• Exercise details
Retype only what runs from the first line of the listing to the line holding "import numpy as np", both included. Do not retype the pictures.

• Data provided
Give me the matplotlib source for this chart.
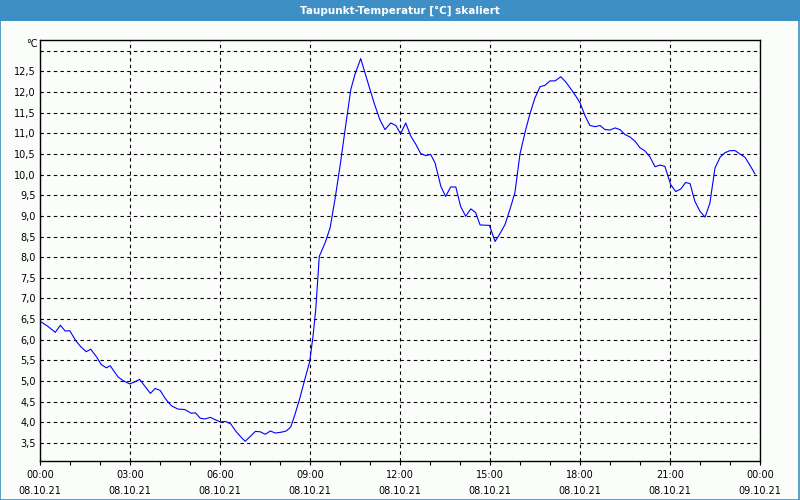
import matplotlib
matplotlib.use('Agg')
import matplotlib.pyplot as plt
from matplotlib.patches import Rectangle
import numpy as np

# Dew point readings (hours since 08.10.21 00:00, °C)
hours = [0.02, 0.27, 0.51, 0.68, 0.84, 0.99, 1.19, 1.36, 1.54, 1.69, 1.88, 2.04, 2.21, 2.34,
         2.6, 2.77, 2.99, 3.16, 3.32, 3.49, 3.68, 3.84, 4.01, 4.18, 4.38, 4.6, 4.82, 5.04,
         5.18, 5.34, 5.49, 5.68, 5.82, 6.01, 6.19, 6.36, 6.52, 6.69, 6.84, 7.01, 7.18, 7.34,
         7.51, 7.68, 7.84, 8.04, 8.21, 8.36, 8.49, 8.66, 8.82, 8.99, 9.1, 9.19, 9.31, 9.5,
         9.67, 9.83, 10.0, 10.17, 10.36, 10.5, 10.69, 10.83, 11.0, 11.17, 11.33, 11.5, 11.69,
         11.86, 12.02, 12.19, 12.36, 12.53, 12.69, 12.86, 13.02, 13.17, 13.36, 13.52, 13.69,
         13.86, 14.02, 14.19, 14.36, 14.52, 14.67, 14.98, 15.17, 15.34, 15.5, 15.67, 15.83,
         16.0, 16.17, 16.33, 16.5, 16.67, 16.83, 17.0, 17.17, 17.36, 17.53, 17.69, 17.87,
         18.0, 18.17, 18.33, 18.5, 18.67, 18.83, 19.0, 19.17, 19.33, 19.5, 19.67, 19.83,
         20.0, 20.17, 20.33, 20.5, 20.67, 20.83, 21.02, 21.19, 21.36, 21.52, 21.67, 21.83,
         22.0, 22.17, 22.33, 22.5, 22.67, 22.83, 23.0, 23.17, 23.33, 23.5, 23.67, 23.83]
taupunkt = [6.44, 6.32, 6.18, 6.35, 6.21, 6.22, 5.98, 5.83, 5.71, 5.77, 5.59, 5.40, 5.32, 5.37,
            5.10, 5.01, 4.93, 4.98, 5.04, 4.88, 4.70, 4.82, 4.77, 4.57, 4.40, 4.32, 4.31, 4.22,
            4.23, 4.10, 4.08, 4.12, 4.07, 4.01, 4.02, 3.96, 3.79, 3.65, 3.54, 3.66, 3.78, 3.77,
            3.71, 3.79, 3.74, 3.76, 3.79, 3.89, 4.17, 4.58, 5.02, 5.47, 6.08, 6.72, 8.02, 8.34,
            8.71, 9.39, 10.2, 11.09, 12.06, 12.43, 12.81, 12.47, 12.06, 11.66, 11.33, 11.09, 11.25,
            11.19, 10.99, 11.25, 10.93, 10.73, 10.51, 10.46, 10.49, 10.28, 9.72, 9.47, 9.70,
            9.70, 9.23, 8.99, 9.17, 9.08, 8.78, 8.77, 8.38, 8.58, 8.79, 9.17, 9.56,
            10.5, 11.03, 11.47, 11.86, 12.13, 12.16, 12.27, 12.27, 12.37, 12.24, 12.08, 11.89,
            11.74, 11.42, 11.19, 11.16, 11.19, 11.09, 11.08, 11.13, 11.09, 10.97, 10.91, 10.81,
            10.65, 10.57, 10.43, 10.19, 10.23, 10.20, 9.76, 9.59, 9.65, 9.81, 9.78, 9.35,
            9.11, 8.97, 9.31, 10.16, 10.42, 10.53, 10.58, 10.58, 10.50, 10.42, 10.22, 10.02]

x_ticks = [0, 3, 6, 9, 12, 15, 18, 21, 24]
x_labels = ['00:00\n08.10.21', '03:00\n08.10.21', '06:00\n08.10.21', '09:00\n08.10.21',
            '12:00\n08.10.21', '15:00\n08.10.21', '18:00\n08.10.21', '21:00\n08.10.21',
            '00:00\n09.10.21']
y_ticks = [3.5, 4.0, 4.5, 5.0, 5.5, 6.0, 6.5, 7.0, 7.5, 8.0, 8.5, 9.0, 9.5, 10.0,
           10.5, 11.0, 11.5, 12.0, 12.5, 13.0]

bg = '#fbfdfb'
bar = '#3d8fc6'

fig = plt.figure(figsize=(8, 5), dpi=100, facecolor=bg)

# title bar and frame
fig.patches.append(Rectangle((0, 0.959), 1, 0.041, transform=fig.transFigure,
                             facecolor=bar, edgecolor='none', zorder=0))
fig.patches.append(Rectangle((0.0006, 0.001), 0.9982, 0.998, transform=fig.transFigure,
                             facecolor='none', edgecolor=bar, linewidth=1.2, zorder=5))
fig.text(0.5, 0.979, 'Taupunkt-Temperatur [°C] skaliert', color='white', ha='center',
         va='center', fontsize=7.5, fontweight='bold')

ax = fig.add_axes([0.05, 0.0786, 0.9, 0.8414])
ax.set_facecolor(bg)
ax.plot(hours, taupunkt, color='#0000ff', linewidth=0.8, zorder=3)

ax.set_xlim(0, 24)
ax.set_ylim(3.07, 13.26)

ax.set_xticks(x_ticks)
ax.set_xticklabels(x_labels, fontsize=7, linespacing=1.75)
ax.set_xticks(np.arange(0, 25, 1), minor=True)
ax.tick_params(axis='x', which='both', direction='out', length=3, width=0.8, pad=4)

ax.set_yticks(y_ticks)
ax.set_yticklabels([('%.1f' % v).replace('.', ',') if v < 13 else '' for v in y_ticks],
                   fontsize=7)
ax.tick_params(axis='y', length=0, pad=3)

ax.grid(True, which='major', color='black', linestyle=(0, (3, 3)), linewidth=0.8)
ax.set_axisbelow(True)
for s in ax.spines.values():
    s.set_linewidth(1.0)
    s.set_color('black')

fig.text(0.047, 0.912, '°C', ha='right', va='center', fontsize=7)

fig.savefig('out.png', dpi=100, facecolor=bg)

• Task output
Give me the matplotlib source for this chart.
import matplotlib
matplotlib.use('Agg')
import matplotlib.pyplot as plt
from matplotlib.patches import Rectangle
import numpy as np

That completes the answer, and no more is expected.